Friday, October 10, 2008

Death of (or at least injury to) a neighborhood institution

It's tough to make it in the restaurant business anywhere, but it seems the challenges grow exponentially on our little Eastside.  Charlie's Pizza, owned by Charlie Langdon, was one of those rare instances where hard work, delicious food and owner charisma combined to form something magical.  It was like Cheers, but with added garlic.  You always saw someone you knew either waiting for their takeout, or sitting in a booth guiltily enjoying their garlic knots.  If you were really lucky, you hit a day when Charlie himself was there and could pull up a chair and chat for awhile.   

Charlie and his family moved hear from New York state in the early 80's.  The reason I first checked out the restaurant was because his son, Chris, was in my homeroom, and we became really good friends in high school.  Back then the restaurant was called Pizza Shack and was blocks from the high school, and it quickly became another hangout for our big group of friends.  I'm sure just the curiosity surrounding the new Northerners was enough to get people in the doors initially.  But once you met Charlie and Nancy, his equally endearing wife who was always there helping out at first, you didn't want to leave.  They also were great about employing high school kids, my brother being one of them.  They were so good to everybody who worked for them, and became like surrogate parents to lots of kids.

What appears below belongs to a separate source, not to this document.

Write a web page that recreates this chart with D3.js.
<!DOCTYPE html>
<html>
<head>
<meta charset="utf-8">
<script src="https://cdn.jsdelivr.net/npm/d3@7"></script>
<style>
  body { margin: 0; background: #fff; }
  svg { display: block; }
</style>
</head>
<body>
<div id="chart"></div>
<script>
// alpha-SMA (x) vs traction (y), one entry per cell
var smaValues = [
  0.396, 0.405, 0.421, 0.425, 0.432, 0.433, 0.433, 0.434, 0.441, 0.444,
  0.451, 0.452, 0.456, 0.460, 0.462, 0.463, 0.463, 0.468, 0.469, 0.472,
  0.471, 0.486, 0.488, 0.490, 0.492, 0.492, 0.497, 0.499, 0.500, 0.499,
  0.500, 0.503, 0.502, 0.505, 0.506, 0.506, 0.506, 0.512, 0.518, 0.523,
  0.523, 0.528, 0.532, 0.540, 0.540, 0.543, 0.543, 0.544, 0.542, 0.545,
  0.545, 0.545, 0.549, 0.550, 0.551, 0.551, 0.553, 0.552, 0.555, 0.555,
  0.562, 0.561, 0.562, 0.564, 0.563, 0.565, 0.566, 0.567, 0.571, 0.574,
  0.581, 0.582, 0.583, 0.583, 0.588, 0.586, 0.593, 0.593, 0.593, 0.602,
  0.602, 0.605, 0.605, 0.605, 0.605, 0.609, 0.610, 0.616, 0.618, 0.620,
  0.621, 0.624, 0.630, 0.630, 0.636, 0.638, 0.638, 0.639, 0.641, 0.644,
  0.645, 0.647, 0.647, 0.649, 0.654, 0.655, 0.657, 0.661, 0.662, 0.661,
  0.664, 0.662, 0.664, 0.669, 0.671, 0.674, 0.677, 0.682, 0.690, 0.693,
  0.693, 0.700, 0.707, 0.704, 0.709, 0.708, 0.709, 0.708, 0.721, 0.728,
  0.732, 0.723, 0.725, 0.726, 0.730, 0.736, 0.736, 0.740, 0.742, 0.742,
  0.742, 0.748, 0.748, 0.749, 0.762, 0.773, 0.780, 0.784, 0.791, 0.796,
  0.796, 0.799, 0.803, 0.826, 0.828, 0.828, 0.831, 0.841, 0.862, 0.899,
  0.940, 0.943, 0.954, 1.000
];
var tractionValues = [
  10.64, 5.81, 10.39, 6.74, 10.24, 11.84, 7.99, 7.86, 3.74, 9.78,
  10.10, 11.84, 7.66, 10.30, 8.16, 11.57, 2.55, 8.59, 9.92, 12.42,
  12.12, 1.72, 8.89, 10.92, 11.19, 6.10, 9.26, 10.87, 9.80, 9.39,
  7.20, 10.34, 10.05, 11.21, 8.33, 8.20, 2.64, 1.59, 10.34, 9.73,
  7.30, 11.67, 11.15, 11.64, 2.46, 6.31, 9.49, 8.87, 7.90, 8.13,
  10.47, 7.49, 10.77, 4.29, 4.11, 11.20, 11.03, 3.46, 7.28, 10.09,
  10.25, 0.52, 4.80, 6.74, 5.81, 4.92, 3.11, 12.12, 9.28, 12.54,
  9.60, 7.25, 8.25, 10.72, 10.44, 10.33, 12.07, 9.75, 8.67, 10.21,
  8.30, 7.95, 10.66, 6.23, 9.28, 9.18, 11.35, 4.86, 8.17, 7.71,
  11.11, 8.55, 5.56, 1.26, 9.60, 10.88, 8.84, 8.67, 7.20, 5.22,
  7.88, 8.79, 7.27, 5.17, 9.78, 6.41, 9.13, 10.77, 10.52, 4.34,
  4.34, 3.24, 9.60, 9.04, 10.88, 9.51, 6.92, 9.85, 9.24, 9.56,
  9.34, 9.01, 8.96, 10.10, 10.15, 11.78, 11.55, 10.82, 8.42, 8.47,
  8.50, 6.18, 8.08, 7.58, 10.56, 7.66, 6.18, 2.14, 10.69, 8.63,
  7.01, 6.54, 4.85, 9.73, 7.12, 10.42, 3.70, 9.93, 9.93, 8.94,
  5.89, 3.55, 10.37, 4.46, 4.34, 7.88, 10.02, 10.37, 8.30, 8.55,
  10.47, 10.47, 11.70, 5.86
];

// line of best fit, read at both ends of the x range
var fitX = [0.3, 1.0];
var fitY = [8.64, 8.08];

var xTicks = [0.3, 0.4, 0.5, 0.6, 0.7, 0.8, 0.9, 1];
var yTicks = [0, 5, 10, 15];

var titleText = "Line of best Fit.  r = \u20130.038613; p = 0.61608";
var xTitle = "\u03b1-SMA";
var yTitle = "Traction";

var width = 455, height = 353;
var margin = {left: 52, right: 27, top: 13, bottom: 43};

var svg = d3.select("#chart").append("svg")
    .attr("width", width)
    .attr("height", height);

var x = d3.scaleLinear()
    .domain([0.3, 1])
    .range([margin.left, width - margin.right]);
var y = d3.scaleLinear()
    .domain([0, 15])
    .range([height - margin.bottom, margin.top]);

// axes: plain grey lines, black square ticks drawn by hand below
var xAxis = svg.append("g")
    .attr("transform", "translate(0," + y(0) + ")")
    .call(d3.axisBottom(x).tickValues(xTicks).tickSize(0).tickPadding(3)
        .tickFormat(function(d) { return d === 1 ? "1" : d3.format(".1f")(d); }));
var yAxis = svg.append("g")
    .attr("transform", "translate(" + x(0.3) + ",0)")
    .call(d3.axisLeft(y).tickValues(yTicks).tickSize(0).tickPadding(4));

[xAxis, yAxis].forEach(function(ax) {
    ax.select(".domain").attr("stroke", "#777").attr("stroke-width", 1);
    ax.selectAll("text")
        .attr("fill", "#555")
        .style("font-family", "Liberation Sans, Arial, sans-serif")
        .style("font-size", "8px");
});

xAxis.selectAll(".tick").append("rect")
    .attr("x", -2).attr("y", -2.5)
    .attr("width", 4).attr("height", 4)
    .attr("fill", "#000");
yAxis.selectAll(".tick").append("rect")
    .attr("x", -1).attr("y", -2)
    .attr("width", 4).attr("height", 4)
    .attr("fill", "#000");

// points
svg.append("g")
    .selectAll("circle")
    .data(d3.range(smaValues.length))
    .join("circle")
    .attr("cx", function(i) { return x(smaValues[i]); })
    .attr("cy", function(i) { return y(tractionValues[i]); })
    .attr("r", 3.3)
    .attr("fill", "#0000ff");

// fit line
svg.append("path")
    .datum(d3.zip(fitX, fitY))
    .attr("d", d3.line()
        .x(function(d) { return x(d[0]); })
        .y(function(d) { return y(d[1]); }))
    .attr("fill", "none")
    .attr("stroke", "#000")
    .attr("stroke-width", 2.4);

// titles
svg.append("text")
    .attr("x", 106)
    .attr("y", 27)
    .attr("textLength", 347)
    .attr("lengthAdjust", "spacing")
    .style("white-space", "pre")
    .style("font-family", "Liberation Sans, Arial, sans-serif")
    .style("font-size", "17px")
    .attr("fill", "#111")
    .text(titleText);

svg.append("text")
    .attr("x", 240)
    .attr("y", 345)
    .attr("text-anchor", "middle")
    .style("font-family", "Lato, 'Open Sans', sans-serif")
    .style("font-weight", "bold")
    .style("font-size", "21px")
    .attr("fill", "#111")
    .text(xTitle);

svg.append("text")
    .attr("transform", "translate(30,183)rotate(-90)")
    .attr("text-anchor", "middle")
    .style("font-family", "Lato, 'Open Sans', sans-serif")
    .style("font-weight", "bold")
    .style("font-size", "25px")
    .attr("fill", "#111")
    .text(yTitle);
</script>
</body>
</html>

They moved to a different location in 92, but everybody still living in this neighborhood moved right with them.  That's about when my grandparents discovered them and started wanting to eat there on many Saturday nights.  Charlie and Nancy became even better friends to our whole family, and were very sad when my grandfather died and my grandmother decided to move back to Fredericksburg a year later.  I think for a long time it was too painful for my Mom or I to eat there.  

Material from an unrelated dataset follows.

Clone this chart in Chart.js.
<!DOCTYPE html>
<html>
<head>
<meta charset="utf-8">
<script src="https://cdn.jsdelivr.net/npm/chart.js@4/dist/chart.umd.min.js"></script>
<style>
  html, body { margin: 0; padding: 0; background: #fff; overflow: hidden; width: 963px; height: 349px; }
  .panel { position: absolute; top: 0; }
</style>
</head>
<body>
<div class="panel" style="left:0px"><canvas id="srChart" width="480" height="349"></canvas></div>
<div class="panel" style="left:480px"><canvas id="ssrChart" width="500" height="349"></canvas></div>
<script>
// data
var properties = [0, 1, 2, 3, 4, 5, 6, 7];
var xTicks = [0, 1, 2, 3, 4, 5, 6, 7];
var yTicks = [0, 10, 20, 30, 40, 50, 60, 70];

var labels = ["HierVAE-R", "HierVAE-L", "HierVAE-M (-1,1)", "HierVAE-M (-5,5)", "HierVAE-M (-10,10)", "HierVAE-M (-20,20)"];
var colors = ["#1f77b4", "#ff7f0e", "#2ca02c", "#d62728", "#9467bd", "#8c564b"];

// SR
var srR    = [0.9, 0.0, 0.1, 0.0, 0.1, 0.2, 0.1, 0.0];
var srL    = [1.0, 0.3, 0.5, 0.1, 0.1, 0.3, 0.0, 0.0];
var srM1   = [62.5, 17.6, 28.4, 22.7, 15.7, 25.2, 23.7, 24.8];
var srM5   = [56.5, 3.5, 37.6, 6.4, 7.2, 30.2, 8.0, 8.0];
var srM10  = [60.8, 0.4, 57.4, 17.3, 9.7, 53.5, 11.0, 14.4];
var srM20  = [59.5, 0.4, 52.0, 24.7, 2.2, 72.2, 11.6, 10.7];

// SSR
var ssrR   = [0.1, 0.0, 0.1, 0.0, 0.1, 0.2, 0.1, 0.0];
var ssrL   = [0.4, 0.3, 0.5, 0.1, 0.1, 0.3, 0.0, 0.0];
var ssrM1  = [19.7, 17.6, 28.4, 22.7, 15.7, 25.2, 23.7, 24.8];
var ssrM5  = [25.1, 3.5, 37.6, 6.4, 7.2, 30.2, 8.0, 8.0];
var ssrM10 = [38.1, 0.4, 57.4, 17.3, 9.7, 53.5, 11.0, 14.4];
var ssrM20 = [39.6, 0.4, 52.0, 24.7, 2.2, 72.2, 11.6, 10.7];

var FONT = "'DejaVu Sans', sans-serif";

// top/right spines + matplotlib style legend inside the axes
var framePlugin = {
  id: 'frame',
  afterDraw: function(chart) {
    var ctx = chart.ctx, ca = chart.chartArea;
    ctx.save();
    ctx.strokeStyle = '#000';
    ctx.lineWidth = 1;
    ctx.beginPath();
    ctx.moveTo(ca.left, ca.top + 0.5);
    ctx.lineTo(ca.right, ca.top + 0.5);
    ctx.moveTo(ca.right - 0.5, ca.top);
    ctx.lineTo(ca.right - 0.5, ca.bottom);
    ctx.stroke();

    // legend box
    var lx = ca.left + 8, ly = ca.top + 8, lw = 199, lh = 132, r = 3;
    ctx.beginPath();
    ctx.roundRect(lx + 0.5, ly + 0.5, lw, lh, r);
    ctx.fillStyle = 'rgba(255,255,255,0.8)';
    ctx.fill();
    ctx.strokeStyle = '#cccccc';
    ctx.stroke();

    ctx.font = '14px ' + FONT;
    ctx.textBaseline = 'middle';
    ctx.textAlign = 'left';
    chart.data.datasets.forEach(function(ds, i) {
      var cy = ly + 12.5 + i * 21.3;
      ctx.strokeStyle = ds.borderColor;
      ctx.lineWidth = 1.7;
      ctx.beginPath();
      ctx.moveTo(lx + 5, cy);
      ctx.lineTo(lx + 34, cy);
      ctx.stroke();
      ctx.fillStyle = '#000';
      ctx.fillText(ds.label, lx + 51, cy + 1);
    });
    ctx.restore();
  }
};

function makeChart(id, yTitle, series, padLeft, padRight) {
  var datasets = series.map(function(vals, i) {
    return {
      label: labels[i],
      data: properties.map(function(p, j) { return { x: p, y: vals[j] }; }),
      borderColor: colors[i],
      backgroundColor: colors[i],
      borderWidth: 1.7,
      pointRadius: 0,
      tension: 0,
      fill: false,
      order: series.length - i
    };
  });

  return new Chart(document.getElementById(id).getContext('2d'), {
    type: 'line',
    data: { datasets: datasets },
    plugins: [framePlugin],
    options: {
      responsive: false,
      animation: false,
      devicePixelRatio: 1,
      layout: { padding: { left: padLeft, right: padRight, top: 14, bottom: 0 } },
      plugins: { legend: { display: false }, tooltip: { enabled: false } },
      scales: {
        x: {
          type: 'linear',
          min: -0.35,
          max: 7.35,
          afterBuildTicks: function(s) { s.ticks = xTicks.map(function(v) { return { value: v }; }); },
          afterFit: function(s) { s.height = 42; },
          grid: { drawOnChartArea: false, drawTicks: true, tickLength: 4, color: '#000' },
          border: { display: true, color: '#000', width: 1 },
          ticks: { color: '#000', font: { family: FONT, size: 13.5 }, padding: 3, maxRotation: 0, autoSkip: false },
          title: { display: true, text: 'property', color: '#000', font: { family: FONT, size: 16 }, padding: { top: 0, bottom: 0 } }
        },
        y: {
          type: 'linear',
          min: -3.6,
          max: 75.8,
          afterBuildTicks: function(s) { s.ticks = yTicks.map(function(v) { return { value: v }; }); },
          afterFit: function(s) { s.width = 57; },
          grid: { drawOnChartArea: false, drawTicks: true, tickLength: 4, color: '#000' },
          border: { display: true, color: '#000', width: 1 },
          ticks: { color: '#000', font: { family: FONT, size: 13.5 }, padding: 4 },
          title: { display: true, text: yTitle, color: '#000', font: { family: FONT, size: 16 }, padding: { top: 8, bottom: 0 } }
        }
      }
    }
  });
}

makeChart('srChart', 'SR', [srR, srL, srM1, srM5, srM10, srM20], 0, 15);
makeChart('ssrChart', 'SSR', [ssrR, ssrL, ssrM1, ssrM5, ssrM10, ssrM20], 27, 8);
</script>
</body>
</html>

We started eating there again 5 or 6 years ago, and quickly grew to love the place all over again.  I introduced Jav to the place when we started dating, and he loved it too.  The first time we took my nephew Cade, he was so enchanted by Charlie he couldn't stop talking about him, and wanted to know when we could go back.  Charlie just has that effect on people.

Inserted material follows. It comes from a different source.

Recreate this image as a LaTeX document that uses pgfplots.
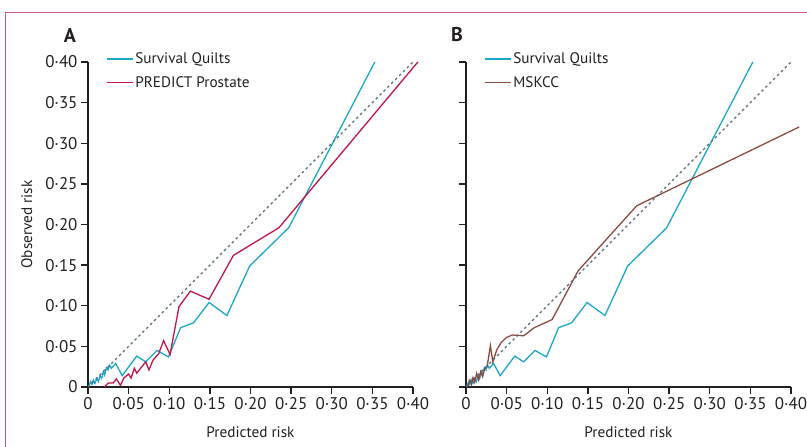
\documentclass[border=0pt]{standalone}
\usepackage{pgfplots}
\pgfplotsset{compat=1.18}
\usepackage{fontspec}
\setmainfont{PT Sans}

\definecolor{quilts}{HTML}{1BA6CA}
\definecolor{predict}{HTML}{C0144B}
\definecolor{mskcc}{HTML}{8C4B40}
\definecolor{diag}{HTML}{56697A}
\definecolor{framecol}{HTML}{D0587E}
\definecolor{axisgray}{HTML}{231F20}

\pgfplotsset{
  calib/.style={
    scale only axis,
    width=325bp, height=325bp,
    xmin=0, xmax=0.4, ymin=0, ymax=0.4,
    axis lines=left,
    axis line style={axisgray, line width=1.3pt, -},
    tick style={axisgray, line width=1.3pt},
    tick align=outside,
    major tick length=7bp,
    xtick={0,0.05,0.1,0.15,0.2,0.25,0.3,0.35,0.4},
    ytick={0,0.05,0.1,0.15,0.2,0.25,0.3,0.35,0.4},
    xticklabels={0,0·05,0·10,0·15,0·20,0·25,0·30,0·35,0·40},
    ticklabel style={font=\fontsize{17}{19}\selectfont, text=axisgray},
    label style={font=\fontsize{15.3}{18}\selectfont, text=axisgray},
    xlabel={Predicted risk},
    xlabel style={at={(axis description cs:0.5,-0.138)}, anchor=center},
    ylabel style={at={(axis description cs:-0.188,0.5)}, anchor=center},
    clip=false,
    legend cell align=left,
    legend style={draw=none, fill=none, inner sep=0pt,
      font=\fontsize{15.3}{18}\selectfont, text=axisgray,
      row sep=7bp,
      at={(axis description cs:0.055,1.035)}, anchor=north west},
    legend image code/.code={\draw[#1] (0bp,0bp) -- (26bp,0bp);},
  }
}

\begin{document}
\begin{tikzpicture}
\path[use as bounding box] (0,0) rectangle (807bp,447bp);
\draw[framecol, line width=1pt] (5bp,0) -- (5bp,434bp) -- (807bp,434bp);

% Panel A
\begin{axis}[calib, at={(88bp,60bp)}, anchor=south west,
  yticklabels={0,0·05,0·10,0·15,0·20,0·25,0·30,0·35,0·40},
  ylabel={Observed risk}]
\addplot[quilts, line width=1.3pt] coordinates {
(0.001,0.001)(0.0033,0.0066)(0.0049,0.0033)(0.0066,0.0086)(0.0086,0.0045)
(0.0107,0.0107)(0.0127,0.0066)(0.0148,0.0139)(0.0168,0.0107)(0.0189,0.0189)
(0.0205,0.0148)(0.0226,0.0238)(0.0246,0.0209)(0.0263,0.027)(0.0287,0.023)
(0.034,0.029)(0.042,0.014)(0.060,0.038)(0.071,0.031)(0.085,0.045)(0.099,0.037)
(0.114,0.073)(0.130,0.079)(0.149,0.104)(0.171,0.088)(0.199,0.149)(0.247,0.196)
(0.353,0.400)};
\addlegendentry{Survival Quilts}
\addplot[predict, line width=1.3pt] coordinates {
(0.020,0)(0.025,0.005)(0.031,0.005)(0.035,0.010)(0.040,0.002)(0.044,0.011)
(0.050,0.016)(0.053,0.011)(0.057,0.023)(0.060,0.017)(0.071,0.031)(0.075,0.021)
(0.080,0.033)(0.087,0.041)(0.093,0.057)(0.101,0.040)(0.112,0.099)(0.126,0.118)
(0.149,0.108)(0.179,0.162)(0.235,0.196)(0.406,0.400)};
\addlegendentry{PREDICT Prostate}
\addplot[diag, line width=1.3pt, dash pattern=on 2.5bp off 3bp, forget plot] coordinates {(0,0)(0.4,0.4)};
\end{axis}
\node[font=\bfseries\fontsize{20}{22}\selectfont, text=axisgray] at (70bp,412bp) {A};

% Panel B
\begin{axis}[calib, at={(466bp,60bp)}, anchor=south west,
  yticklabels={}]
\addplot[quilts, line width=1.3pt] coordinates {
(0.001,0.001)(0.0033,0.0066)(0.0049,0.0033)(0.0066,0.0086)(0.0086,0.0045)
(0.0107,0.0107)(0.0127,0.0066)(0.0148,0.0139)(0.0168,0.0107)(0.0189,0.0189)
(0.0205,0.0148)(0.0226,0.0238)(0.0246,0.0209)(0.0263,0.027)(0.0287,0.023)
(0.034,0.029)(0.042,0.014)(0.060,0.038)(0.071,0.031)(0.085,0.045)(0.099,0.037)
(0.114,0.073)(0.130,0.079)(0.149,0.104)(0.171,0.088)(0.199,0.149)(0.247,0.196)
(0.353,0.400)};
\addlegendentry{Survival Quilts}
\addplot[mskcc, line width=1.3pt] coordinates {
(0.0025,0.0012)(0.0049,0.0086)(0.0066,0.0033)(0.0086,0.0115)(0.0107,0.0057)
(0.0131,0.0168)(0.0156,0.0086)(0.018,0.0189)(0.0205,0.0127)(0.023,0.023)
(0.026,0.025)(0.030,0.051)(0.033,0.031)(0.038,0.046)(0.0435,0.055)(0.050,0.061)
(0.057,0.064)(0.071,0.063)(0.084,0.073)(0.106,0.083)(0.138,0.143)(0.210,0.223)
(0.247,0.241)(0.410,0.320)};
\addlegendentry{MSKCC}
\addplot[diag, line width=1.3pt, dash pattern=on 2.5bp off 3bp, forget plot] coordinates {(0,0)(0.4,0.4)};
\end{axis}
\node[font=\bfseries\fontsize{20}{22}\selectfont, text=axisgray] at (457bp,412bp) {B};
\end{tikzpicture}
\end{document}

We found out a couple of weeks ago that Charlie has decided to retire.  The neighborhood had become a tough place to exist, and business had been waxing and waning since the block became known as a bad panhandler area.  Nancy said he was just tired.  They've sold the business to a lawyer who wants to continue the restaurant in the same spirit, but there's just no way that place will be anything but bricks and mortar without Charlie's personality.  Jav and I are really sad, not just that another great neighborhood business is biting the dust, but that our area is losing such wonderful people.   

His last night is coming up, and it's looking like it might be a mini-reunion.  Chris is even coming into town from Atlanta.  We'll try to send them out with a bang!

3 comments:

Julie said...

I STILL call it the Pizza Shack in my head.

ibt365, aka brian said...

Not being a wordsmith myself?.... I feel with this passage you bring it all together very nicely.
"........ one of those rare instances where hard work, delicious food and owner charisma combined to form something magical."

I was driving to restaurant today and got nostalgic, thinking of the days when I delivered pizza for Nancy and Charlie, a quarter century ago?

Jonathanhotstufffielding said...

I can't believe he's closed! I don't live in Fort Worth anymore but Charlie's Pizza was my first realy job, during high school. Now I live in New York city and even though the Pizza is made similarly here, it doesn't taste near as good as his! I'll certainly miss him when I come back for holidays!